Meno’s use of song lyrics, history class notes, and bathroom graffiti seem to prove what Donald Barthelme told his readers—that fragments are the trustworthy form. In its lighter moments, Hairstyles of the Damned reminds us why we loved to hate high school. In other moments we wonder how any of us actually made it to the year 2000. And in the end we cannot help but admire Brian’s insistence that the smallest things—a party, a mix tape, a kiss—might hold the power to change us completely, might finally make us better.
—reviewed by Stacy Bierlein
What You’ve Been Missing by Janet Desaulniers, University of Iowa Press, winner of the 2004 John Simmons Short Fiction Award
Reading a collection of really wonderful short stories is like holding up a kaleidoscope to the light and turning it to watch, amazed, as the shards of color inside shift again and again into new patterns. How can each one be so different, you think, when they are all made of exactly the same things? This is what I thought, reading Janet Desaulniers’ What You’ve Been Missing, a collection so rich, so true and so emotionally wrenching that I could only read it a few stories at a time. “My mother believed I understood now, as she certainly did, that life was one loss slowly opening into another,” Ellen observes in “Where We All Should Have Been.” This is what Desaulniers herself understands. Her kaleidoscope is made of loss and its seemingly endless permutations.
These stories observe the small moments of grief that accompany loss in the most original ways. “Life, no longer ordinary, becomes profligate—a reckless boil of mute, mystifying details,” says the narrator of “Everyone Is Wearing a Hat,” describing her state of mind nine months after the death of her son. “Last week, in an elevator, rocketing to the twenty-sixth floor and my dentist’s office downtown, I stood breathless and blinking, having just realized, like some character in a parable stunned into sensibility, that everyone but me was wearing a hat.”
There are lovely moments of human connection in these stories, too. In “The Good Fight,” Liza finally yields to her friend Dutton’s embrace and “Every place he touched became a place where her sorrow was not.”
In “After Rosa Parks” Ellie takes her troubled son Cody out of school for the day, to the beach, where she buys him a milkshake and watches him enjoy it, “glad that they could sit here half the morning and then stop at the park if they felt like it. The gift of her child was that in his presence life lengthened and uncoiled, this day spread out before them as sweetly as dawn.”
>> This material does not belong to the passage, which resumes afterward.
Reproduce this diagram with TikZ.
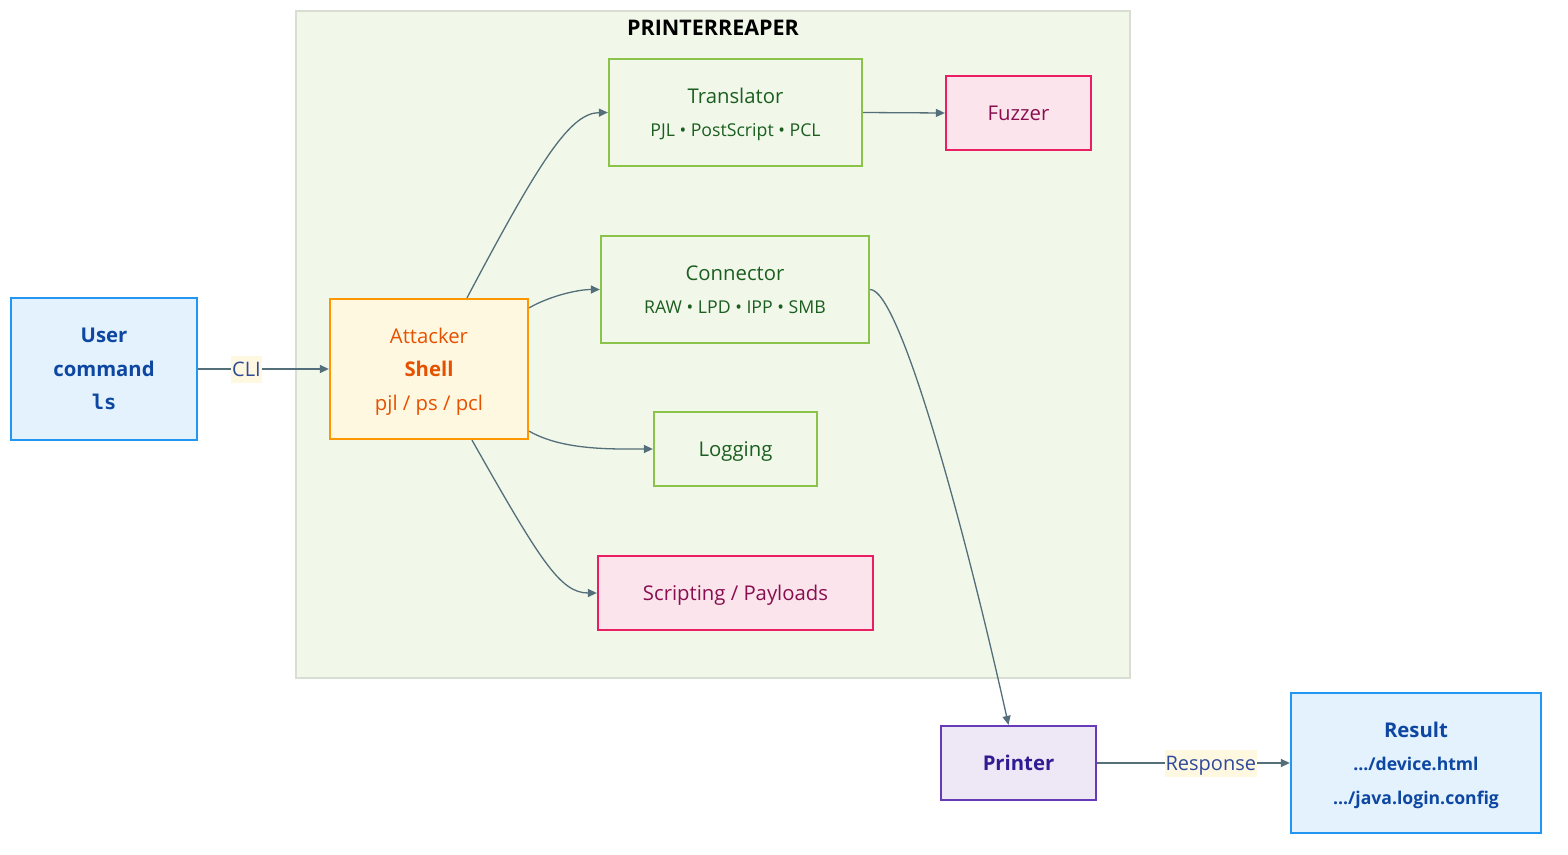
\documentclass[tikz,border=0pt]{standalone}
\usepackage{fontspec}
\setmainfont{Open Sans}
\setmonofont{DejaVu Sans Mono}
\usetikzlibrary{arrows.meta}
\definecolor{clfill}{HTML}{F1F8E9}
\definecolor{clborder}{HTML}{D8DED2}
\definecolor{bluefill}{HTML}{E3F2FD}
\definecolor{blueborder}{HTML}{2196F3}
\definecolor{bluetext}{HTML}{0D47A1}
\definecolor{orfill}{HTML}{FFF8E1}
\definecolor{orborder}{HTML}{FF9800}
\definecolor{ortext}{HTML}{E65100}
\definecolor{grborder}{HTML}{8BC34A}
\definecolor{grtext}{HTML}{1B5E20}
\definecolor{pkfill}{HTML}{FCE4EC}
\definecolor{pkborder}{HTML}{E91E63}
\definecolor{pktext}{HTML}{880E4F}
\definecolor{pufill}{HTML}{EDE7F6}
\definecolor{puborder}{HTML}{673AB7}
\definecolor{putext}{HTML}{311B92}
\definecolor{edge}{HTML}{546E7A}
\definecolor{lblfill}{HTML}{FFF8E1}
\definecolor{lbltext}{HTML}{2F4A9A}
\tikzset{
  base/.style={draw, line width=2.3pt, inner sep=0pt, align=center, text depth=0pt,
    font=\fontsize{20.3}{33.5}\selectfont},
  bluebox/.style={base, fill=bluefill, draw=blueborder, text=bluetext},
  orbox/.style={base, fill=orfill, draw=orborder, text=ortext},
  grbox/.style={base, fill=clfill, draw=grborder, text=grtext},
  pkbox/.style={base, fill=pkfill, draw=pkborder, text=pktext},
  pubox/.style={base, fill=pufill, draw=puborder, text=putext},
  conn/.style={draw=edge, line width=1.3pt, -{Triangle[length=9pt,width=8pt]}},
  lbl/.style={fill=lblfill, text=lbltext, inner xsep=1pt, inner ysep=0pt,
    text height=21pt, text depth=6pt, font=\fontsize{20}{24}\selectfont}
}
\newcommand{\subtxt}[1]{{\fontsize{17.7}{34}\selectfont #1}}
\newcommand{\restxt}[1]{{\fontsize{17.6}{33.5}\selectfont\bfseries #1}}
\begin{document}
\begin{tikzpicture}[x=1pt,y=-1pt]
\useasboundingbox (0,0) rectangle (1568,854);
\fill[white] (0,0) rectangle (1568,854);
% cluster
\draw[fill=clfill, draw=clborder, line width=1.2pt] (296,11) rectangle (1130,678);
\node[font=\fontsize{21.5}{24}\selectfont\bfseries, text=black] (title) at (713,28) {PRINTERREAPER};

\node[bluebox, minimum width=186pt, minimum height=142pt] (user) at (104,369)
  {\textbf{User}\\\textbf{command}\\{\ttfamily\bfseries ls}};
\node[orbox, minimum width=198pt, minimum height=140pt] (attacker) at (429,369)
  {Attacker\\\textbf{Shell}\\pjl / ps / pcl};
\node[grbox, minimum width=253pt, minimum height=107pt] (translator) at (735.5,112.5)
  {Translator\\\subtxt{PJL • PostScript • PCL}};
\node[pkbox, minimum width=145pt, minimum height=74pt] (fuzzer) at (1018.5,113)
  {Fuzzer};
\node[grbox, minimum width=268pt, minimum height=107pt] (connector) at (735,289.5)
  {Connector\\\subtxt{RAW • LPD • IPP • SMB}};
\node[grbox, minimum width=163pt, minimum height=74pt] (logging) at (735.5,449)
  {Logging};
\node[pkbox, minimum width=275pt, minimum height=74pt] (scripting) at (735.5,593)
  {Scripting / Payloads};
\node[pubox, minimum width=155pt, minimum height=74pt] (printer) at (1018.5,763)
  {\textbf{Printer}};
\node[bluebox, minimum width=250pt, minimum height=140pt] (result) at (1416,763)
  {\textbf{Result}\\\restxt{.../device.html}\\\restxt{.../java.login.config}};

% connectors
\draw[conn] (user.east) -- node[lbl, pos=0.37] {CLI} (attacker.west);
\draw[conn] ([xshift=38pt]attacker.north) .. controls (540,160) and (570,113) .. (translator.west);
\draw[conn] ([yshift=-10pt]attacker.north east) to[out=30,in=180,looseness=0.8] (connector.west);
\draw[conn] ([yshift=9pt]attacker.south east) to[out=-30,in=180,looseness=0.8] (logging.west);
\draw[conn] ([xshift=43pt]attacker.south) .. controls (540,560) and (560,593) .. (scripting.west);
\draw[conn] (translator.east) -- (fuzzer.west);
\draw[conn] (connector.east) .. controls (900,289.5) and (965,530) .. ([xshift=-10pt]printer.north);
\draw[conn] (printer.east) -- node[lbl, pos=0.59] {Response} (result.west);
\end{tikzpicture}
\end{document}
Desaulniers’ characters are complex and idiosyncratic, fully alive on the page. Her dialogue, sharp and stunning: “‘You’re sixteen years old,’” Ellen of “Where We All Should Have Been” says to her sister, upon finding her in a tavern. “‘You’re barely born, sitting over there with people you shouldn’t meet in a lifetime.’” “‘You miss another year of school, and you’ll end up just like her,’” Louise’s grandma in “Roll” says to her about her mother. “‘And what is she good at? The woman could take a job drowning kittens.’ “‘I think she’s going to sign me up tomorrow,’ Louise said. ‘Tomorrow.’ Nana Marge turned back to her hotel. ‘Tomorrow means day old bread.’”
Each one of these stories is masterfully crafted, moving like a little machine to a conclusion that leaves the reader feeling as unnerved and baffled as if he’d actually lived through them himself. You close the book after reading the last one and think, what is life, anyway?